INSTRUCTIONS TO FOLLOW
Quote every line below exactly and skip any picture.

* begin *

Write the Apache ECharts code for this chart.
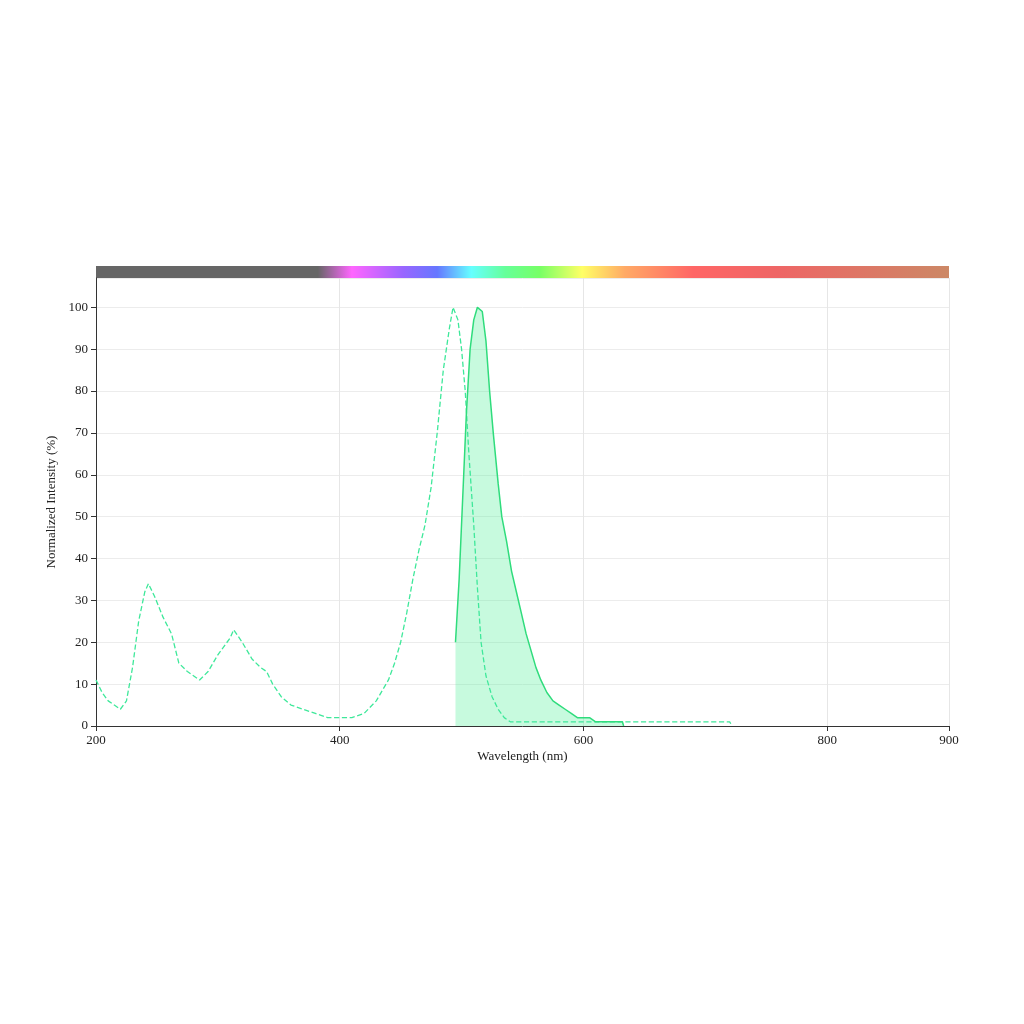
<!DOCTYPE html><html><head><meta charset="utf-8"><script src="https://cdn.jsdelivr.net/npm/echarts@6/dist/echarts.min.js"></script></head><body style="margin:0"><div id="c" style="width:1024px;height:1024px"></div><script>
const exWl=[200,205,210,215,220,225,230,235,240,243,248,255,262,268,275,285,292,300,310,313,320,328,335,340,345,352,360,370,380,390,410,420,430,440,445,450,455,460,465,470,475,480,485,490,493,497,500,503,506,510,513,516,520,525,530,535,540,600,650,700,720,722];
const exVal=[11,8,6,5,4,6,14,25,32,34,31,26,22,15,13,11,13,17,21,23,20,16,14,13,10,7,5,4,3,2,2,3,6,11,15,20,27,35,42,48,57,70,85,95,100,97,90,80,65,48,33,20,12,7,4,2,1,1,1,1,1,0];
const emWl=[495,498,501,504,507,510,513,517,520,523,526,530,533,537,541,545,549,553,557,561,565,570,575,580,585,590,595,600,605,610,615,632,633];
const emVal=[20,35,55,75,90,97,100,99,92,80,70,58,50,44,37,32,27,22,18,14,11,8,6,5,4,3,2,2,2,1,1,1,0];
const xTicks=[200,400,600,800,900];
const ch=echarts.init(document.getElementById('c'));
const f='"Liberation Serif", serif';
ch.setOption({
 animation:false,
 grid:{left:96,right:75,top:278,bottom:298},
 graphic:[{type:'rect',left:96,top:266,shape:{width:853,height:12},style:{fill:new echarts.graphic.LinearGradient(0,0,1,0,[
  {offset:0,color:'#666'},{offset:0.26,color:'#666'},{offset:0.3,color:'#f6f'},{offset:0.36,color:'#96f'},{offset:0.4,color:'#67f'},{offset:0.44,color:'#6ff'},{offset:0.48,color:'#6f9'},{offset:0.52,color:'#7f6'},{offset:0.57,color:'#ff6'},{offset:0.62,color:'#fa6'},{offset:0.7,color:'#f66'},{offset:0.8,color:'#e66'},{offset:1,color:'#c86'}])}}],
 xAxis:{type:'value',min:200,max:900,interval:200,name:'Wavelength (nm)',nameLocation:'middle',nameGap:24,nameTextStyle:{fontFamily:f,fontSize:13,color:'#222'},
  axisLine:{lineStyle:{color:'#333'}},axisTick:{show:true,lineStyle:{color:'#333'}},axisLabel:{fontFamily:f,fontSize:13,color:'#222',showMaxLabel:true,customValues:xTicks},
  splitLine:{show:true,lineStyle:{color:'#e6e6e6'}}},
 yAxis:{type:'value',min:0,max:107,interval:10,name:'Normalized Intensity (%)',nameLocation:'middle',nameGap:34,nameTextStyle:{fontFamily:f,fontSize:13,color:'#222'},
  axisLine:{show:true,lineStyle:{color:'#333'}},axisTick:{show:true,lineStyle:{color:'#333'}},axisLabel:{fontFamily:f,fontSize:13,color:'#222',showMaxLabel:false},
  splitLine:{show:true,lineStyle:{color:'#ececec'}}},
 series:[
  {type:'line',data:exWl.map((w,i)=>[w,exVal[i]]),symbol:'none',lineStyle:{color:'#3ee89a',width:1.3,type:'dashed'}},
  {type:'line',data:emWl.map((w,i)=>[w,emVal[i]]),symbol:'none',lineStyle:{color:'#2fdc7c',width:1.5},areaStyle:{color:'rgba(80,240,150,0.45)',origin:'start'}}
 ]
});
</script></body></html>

* end *

EXERCISE SOLUTION
Write the Apache ECharts code for this chart.
<!DOCTYPE html><html><head><meta charset="utf-8"><script src="https://cdn.jsdelivr.net/npm/echarts@6/dist/echarts.min.js"></script></head><body style="margin:0"><div id="c" style="width:1024px;height:1024px"></div><script>
const exWl=[200,205,210,215,220,225,230,235,240,243,248,255,262,268,275,285,292,300,310,313,320,328,335,340,345,352,360,370,380,390,410,420,430,440,445,450,455,460,465,470,475,480,485,490,493,497,500,503,506,510,513,516,520,525,530,535,540,600,650,700,720,722];
const exVal=[11,8,6,5,4,6,14,25,32,34,31,26,22,15,13,11,13,17,21,23,20,16,14,13,10,7,5,4,3,2,2,3,6,11,15,20,27,35,42,48,57,70,85,95,100,97,90,80,65,48,33,20,12,7,4,2,1,1,1,1,1,0];
const emWl=[495,498,501,504,507,510,513,517,520,523,526,530,533,537,541,545,549,553,557,561,565,570,575,580,585,590,595,600,605,610,615,632,633];
const emVal=[20,35,55,75,90,97,100,99,92,80,70,58,50,44,37,32,27,22,18,14,11,8,6,5,4,3,2,2,2,1,1,1,0];
const xTicks=[200,400,600,800,900];
const ch=echarts.init(document.getElementById('c'));
const f='"Liberation Serif", serif';
ch.setOption({
 animation:false,
 grid:{left:96,right:75,top:278,bottom:298},
 graphic:[{type:'rect',left:96,top:266,shape:{width:853,height:12},style:{fill:new echarts.graphic.LinearGradient(0,0,1,0,[
  {offset:0,color:'#666'},{offset:0.26,color:'#666'},{offset:0.3,color:'#f6f'},{offset:0.36,color:'#96f'},{offset:0.4,color:'#67f'},{offset:0.44,color:'#6ff'},{offset:0.48,color:'#6f9'},{offset:0.52,color:'#7f6'},{offset:0.57,color:'#ff6'},{offset:0.62,color:'#fa6'},{offset:0.7,color:'#f66'},{offset:0.8,color:'#e66'},{offset:1,color:'#c86'}])}}],
 xAxis:{type:'value',min:200,max:900,interval:200,name:'Wavelength (nm)',nameLocation:'middle',nameGap:24,nameTextStyle:{fontFamily:f,fontSize:13,color:'#222'},
  axisLine:{lineStyle:{color:'#333'}},axisTick:{show:true,lineStyle:{color:'#333'}},axisLabel:{fontFamily:f,fontSize:13,color:'#222',showMaxLabel:true,customValues:xTicks},
  splitLine:{show:true,lineStyle:{color:'#e6e6e6'}}},
 yAxis:{type:'value',min:0,max:107,interval:10,name:'Normalized Intensity (%)',nameLocation:'middle',nameGap:34,nameTextStyle:{fontFamily:f,fontSize:13,color:'#222'},
  axisLine:{show:true,lineStyle:{color:'#333'}},axisTick:{show:true,lineStyle:{color:'#333'}},axisLabel:{fontFamily:f,fontSize:13,color:'#222',showMaxLabel:false},
  splitLine:{show:true,lineStyle:{color:'#ececec'}}},
 series:[
  {type:'line',data:exWl.map((w,i)=>[w,exVal[i]]),symbol:'none',lineStyle:{color:'#3ee89a',width:1.3,type:'dashed'}},
  {type:'line',data:emWl.map((w,i)=>[w,emVal[i]]),symbol:'none',lineStyle:{color:'#2fdc7c',width:1.5},areaStyle:{color:'rgba(80,240,150,0.45)',origin:'start'}}
 ]
});
</script></body></html>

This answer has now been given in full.